The study of 10th- and 11th-grade students in Baltimore found that those kids who took jobs -- often in retail outlets and fast-food or other restaurants -- had a greater likelihood of lighting up. And the more they worked, the more they were likely to smoke, the Canadian Press reported.
"Of those who didn't smoke at grade 10, kids who [began working] were at least three times more likely to start smoking than kids who didn't start working," said study lead author Rajeev Ramchand, a psychiatric epidemiologist with the Rand Corp.
Ramchand offered several possible explanations for the finding. One, teens may be exposed on the job to older youths or to adults who are more likely to smoke and where smoking is more common and acceptable.
"Second is that they can now buy cigarettes, as before they may have not had the means, the money, to buy cigarettes," said Ramchand, who conducted the study with colleagues while a graduate student at the Johns Hopkins School of Medicine in Baltimore, the news service said.
The findings were published Friday in the American Journal of Public Health.
Most Medicare Beneficiaries Can Get Lower Drug Premiums in 2008
In 2008, more than 90 percent of U.S. Medicare beneficiaries in a stand-alone Part D prescription drug plan will have access to at least one drug plan with a lower premium than they paid this year, the federal Department of Health and Human Services (HHS) said this week.

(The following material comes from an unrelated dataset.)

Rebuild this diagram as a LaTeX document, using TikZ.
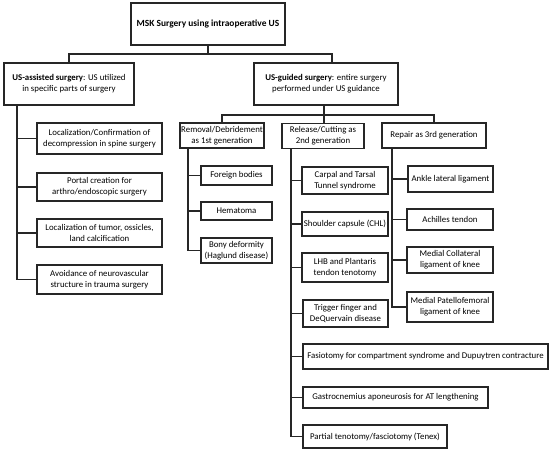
\documentclass[tikz,border=0pt]{standalone}
\usepackage{fontspec}
\setmainfont{Carlito}
\begin{document}
\begin{tikzpicture}[x=1pt,y=-1pt,
  box/.style={draw=black!85,line width=1.1pt,align=center,inner sep=0pt,
    font=\fontsize{8.8}{11}\selectfont},
  conn/.style={draw=black!85,line width=1.1pt}]
\useasboundingbox (0,0) rectangle (550,452);
% level 0-1
\node[box,minimum width=154,minimum height=42,font=\fontsize{9.4}{11}\selectfont\bfseries] (top) at (208,24) {MSK Surgery using intraoperative US};
\node[box,minimum width=130,minimum height=42] (L) at (69,84) {\textbf{US-assisted surgery}: US utilized\\in specific parts of surgery};
\node[box,minimum width=144,minimum height=42] (R) at (326,84) {\textbf{US-guided surgery}: entire surgery\\performed under US guidance};
% left column
\node[box,minimum width=125,minimum height=31] (L1) at (99.5,138.5) {Localization/Confirmation of\\decompression in spine surgery};
\node[box,minimum width=125,minimum height=28] (L2) at (99.5,187) {Portal creation for\\arthro/endoscopic surgery};
\node[box,minimum width=125,minimum height=28] (L3) at (99.5,233) {Localization of tumor, ossicles,\\land calcification};
\node[box,minimum width=125,minimum height=29] (L4) at (99.5,279.5) {Avoidance of neurovascular\\structure in trauma surgery};
% generations
\node[box,minimum width=84,minimum height=25] (Rem) at (222,135.5) {Removal/Debridement\\as 1st generation};
\node[box,minimum width=82,minimum height=25] (Rel) at (323,136) {Release/Cutting as\\2nd generation};
\node[box,minimum width=104,minimum height=25] (Rep) at (434,135.5) {Repair as 3rd generation};
% removal
\node[box,minimum width=71,minimum height=19] (F1) at (236.5,175.5) {Foreign bodies};
\node[box,minimum width=71,minimum height=18] (F2) at (236.5,211) {Hematoma};
\node[box,minimum width=71,minimum height=25] (F3) at (236.5,250.5) {Bony deformity\\(Haglund disease)};
% release
\node[box,minimum width=86,minimum height=27] (C1) at (345,180.5) {Carpal and Tarsal\\Tunnel syndrome};
\node[box,minimum width=86,minimum height=24] (C2) at (345,224) {Shoulder capsule (CHL)};
\node[box,minimum width=86,minimum height=29] (C3) at (345,267.5) {LHB and Plantaris\\tendon tenotomy};
\node[box,minimum width=85,minimum height=27] (C4) at (345.5,313.5) {Trigger finger and\\DeQuervain disease};
\node[box,minimum width=245,minimum height=25] (C5) at (425.5,356.5) {Fasiotomy for compartment syndrome and Dupuytren contracture};
\node[box,minimum width=185,minimum height=21] (C6) at (395.5,397.5) {Gastrocnemius aponeurosis for AT lengthening};
\node[box,minimum width=144,minimum height=23] (C7) at (375,436.5) {Partial tenotomy/fasciotomy (Tenex)};
% repair
\node[box,minimum width=85,minimum height=26] (R1) at (450.5,179) {Ankle lateral ligament};
\node[box,minimum width=86,minimum height=21] (R2) at (450,219.5) {Achilles tendon};
\node[box,minimum width=86,minimum height=26] (R3) at (450,260) {Medial Collateral\\ligament of knee};
\node[box,minimum width=86,minimum height=30] (R4) at (450,307) {Medial Patellofemoral\\ligament of knee};
% bus coordinates
\coordinate (h1) at (0,54);
\coordinate (h2) at (0,115);
\coordinate (bL) at (17,0);
\coordinate (bRem) at (188,0);
\coordinate (bRel) at (291,0);
\coordinate (bRep) at (392,0);
\coordinate (rOut) at (324,0);
\coordinate (rIn) at (332,0);
% connectors level 0-1
\draw[conn] (top.south) -- (top.south |- h1);
\draw[conn] (L.north) -- (L.north |- h1) -- (rIn |- h1) -- (rIn |- R.north);
% R to generations
\draw[conn] (rOut |- R.south) -- (rOut |- Rel.north);
\draw[conn] (Rem.north) -- (Rem.north |- h2) -- (Rep.north |- h2) -- (Rep.north);
% left bus
\draw[conn] (bL |- L.south) |- (L4.west);
\foreach \n in {L1,L2,L3} \draw[conn] (bL |- \n.west) -- (\n.west);
% removal bus
\draw[conn] (bRem |- Rem.south) |- (F3.west);
\foreach \n in {F1,F2} \draw[conn] (bRem |- \n.west) -- (\n.west);
% release bus
\draw[conn] (bRel |- Rel.south) |- (C7.west);
\foreach \n in {C1,C2,C3,C4,C5,C6} \draw[conn] (bRel |- \n.west) -- (\n.west);
% repair bus
\draw[conn] (bRep |- Rep.south) |- (R4.west);
\foreach \n in {R1,R2,R3} \draw[conn] (bRep |- \n.west) -- (\n.west);
\end{tikzpicture}
\end{document}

Beneficiaries in all states will be able to select at least one plan with premiums of less than $20 a month and from at least five plans with premiums of less than $25 a month. In 2008, the average monthly premium for the basic Medicare drug benefit is projected to be $25, according to HHS.
"The actual average premium paid by beneficiaries for standard Part D coverage in 2008 is expected to be nearly 40 percent lower than originally projected when the benefit was established in 2003. Moreover, our data show that the Medicare prescription drug benefit is saving seniors an average of $1,200 a year," HHS Secretary Mike Leavitt said in a prepared statement.

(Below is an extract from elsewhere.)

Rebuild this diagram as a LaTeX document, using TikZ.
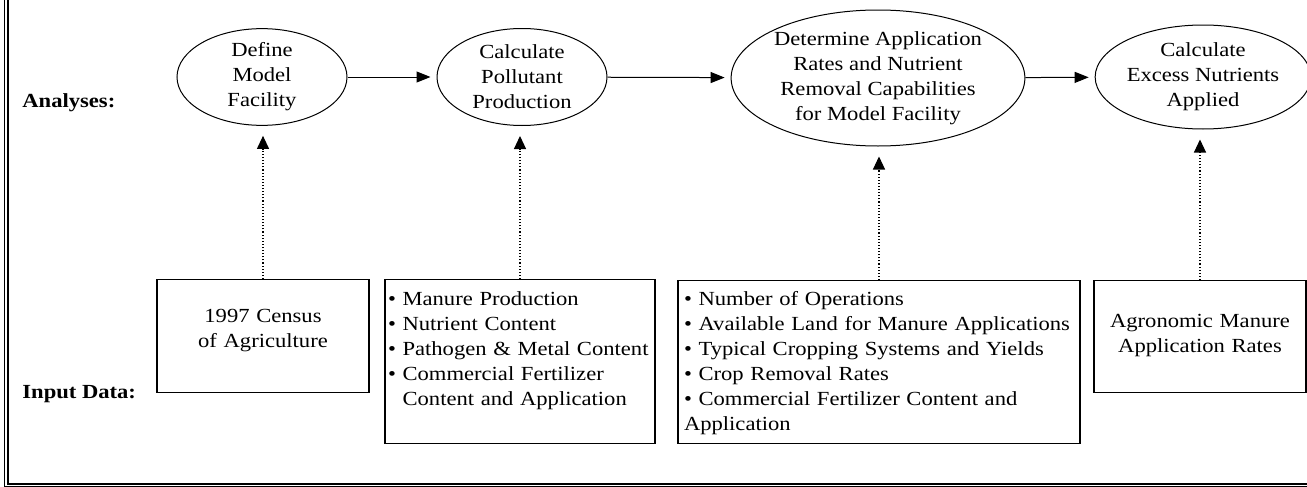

The open enrollment period for 2008 begins Nov. 15 and ends Dec. 31, 2007.
New York Smoking Ban Linked to Decline in Heart Attacks
A reduction in people's exposure to secondhand smoke after New York State banned indoor smoking in virtually all workplaces may have led to an eight percent decline in heart attacks, says a state Health Department report published in the American Journal of Public Health.

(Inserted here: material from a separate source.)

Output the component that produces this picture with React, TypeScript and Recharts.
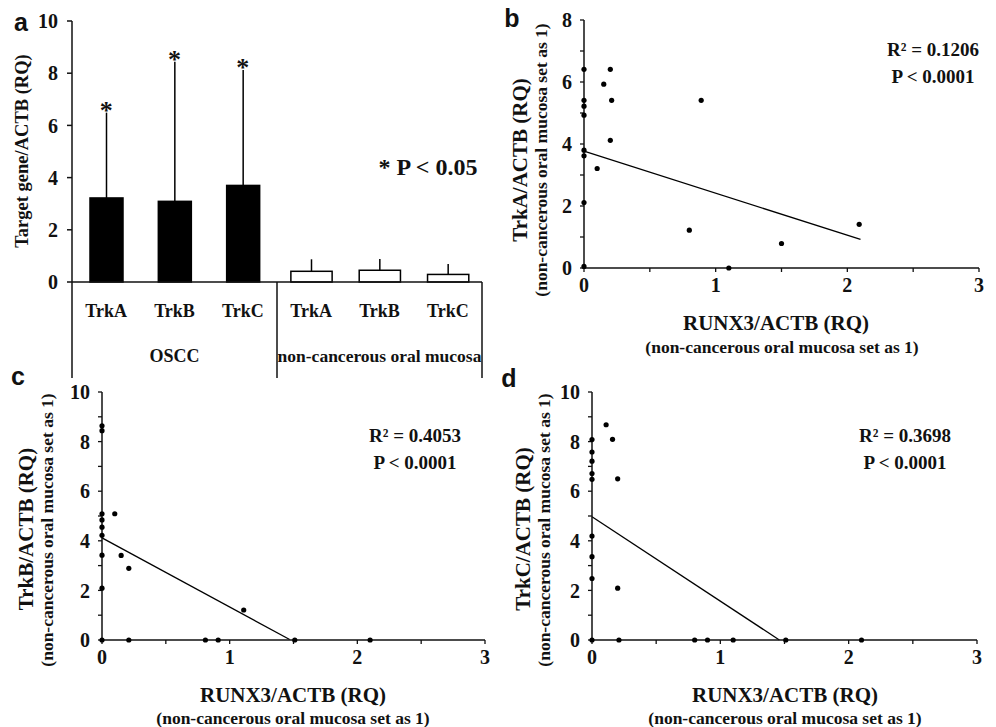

The Clean Indoor Air Act took effect in 2003. In 2004, hospitals in the state admitted 3,813 fewer patients for heart attacks than would have been expected without the smoking ban, the study said. There was no change in hospital admissions for stroke, the Associated Press reported.
Some previous studies have found that heart attack rates dropped 27 to 40 percent in areas that banned indoor smoking in public places.
According to the National Conference of State Legislatures, at least 22 states and the District of Columbia have smoke-free laws for all workplaces, including bars and restaurants, the AP reported. Exposure to secondhand smoke increases nonsmokers' risk of heart disease and lung cancer by up to 30 percent, the U.S. Surgeon General said last ye ar.
Breath Could Track Diabetics' Blood Sugar Levels
It may be possible to develop a breath test that offers a simple way to check blood sugar levels in people with diabetes, says a University of California, Irvine study that found that people with type I diabetes exhale higher levels of methyl nitrates when they have high blood glucose levels.
Using a chemical analysis technique developed to test for air pollution, the researchers found that methyl nitrate levels were nearly 10 times higher than normal when children with type 1 diabetes had high blood sugar levels, BBC News reported.
It's believed that methyl nitrate is a byproduct of damage caused to body tissues when blood sugar levels are too high. The study appears in the journal Proceedings of the National Academy of Sciences.
"While no clinical breath test exists yet for diabetes, this study shows the possibility of non-invasive methods that can help the millions who have this chronic disease," said study author Dr. Pietro Galassetti, BBC News reported.